We render these verdicts in our hearts, sometimes without ever speaking them aloud. And once rendered, they shape how we live. They become the lens through which we see everything else, and they slowly close us off from the very mystery God might be working underneath the surface.

The invitation of Joseph is to refuse the rush to verdict. Not to deny what we see, but to hold what we see with open hands, to say: “Lord, this is what it looks like. But I will not act on what it looks like until I have been still long enough to ask You what it means.”

 

Practicing Joseph’s Pause

How might this take shape in ordinary life?

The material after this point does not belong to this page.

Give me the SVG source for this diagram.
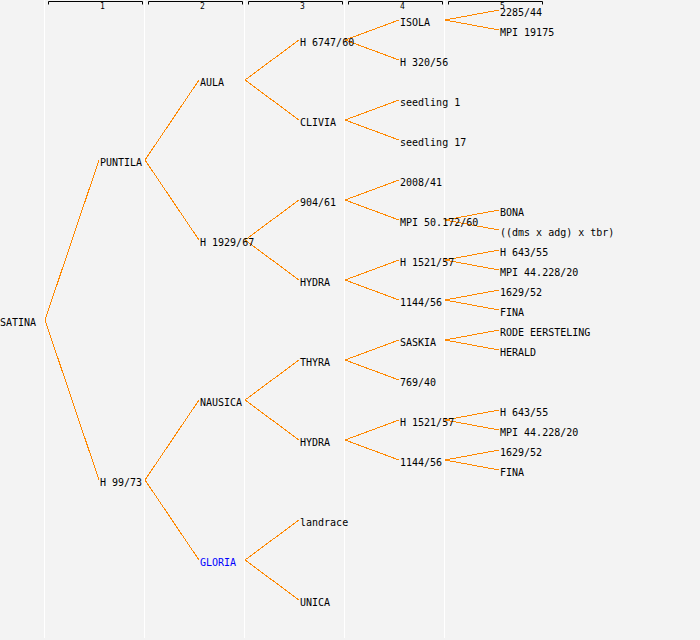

Begin with the small interpretations. The friend who did not return your call. The coworker who seemed cold this morning. The family member whose comment stung. Before the verdict hardens, pause. Bring it to prayer. Ask the Holy Spirit if there is more here than meets the eye. You may be surprised how often the answer is yes.

Then move to the larger ones. The losses you have suffered, the disappointments you have catalogued, the prayers that seem to have gone unanswered. Sit with them, not in resignation but in active waiting. Ask the Lord to show you what He has been doing underneath the appearances. Not always will the answer come this side of heaven. But sometimes, like Joseph, you will be given a dream, a word, a sudden and unexpected light that reorients everything.

And in the great trials, the ones where the evidence is most damning, hold the Cross before you. Hold it as the proof that God is most powerfully at work precisely where He seems most absent. Hold it as the promise that the empty tomb is real, that the verdict of the world is not the final word, that the angel will yet come to say, “Do not be afraid.”

Joseph teaches us that righteousness is not the speed of our judgment but the depth of our listening. He teaches us that the just person is the one who refuses to close the case before God has had His say.

May we receive the grace of Joseph’s pause, the grace to hold our verdicts loosely, the grace to be available to the strange and beautiful possibility that what looks most like loss may be the doorway through which salvation is entering our lives.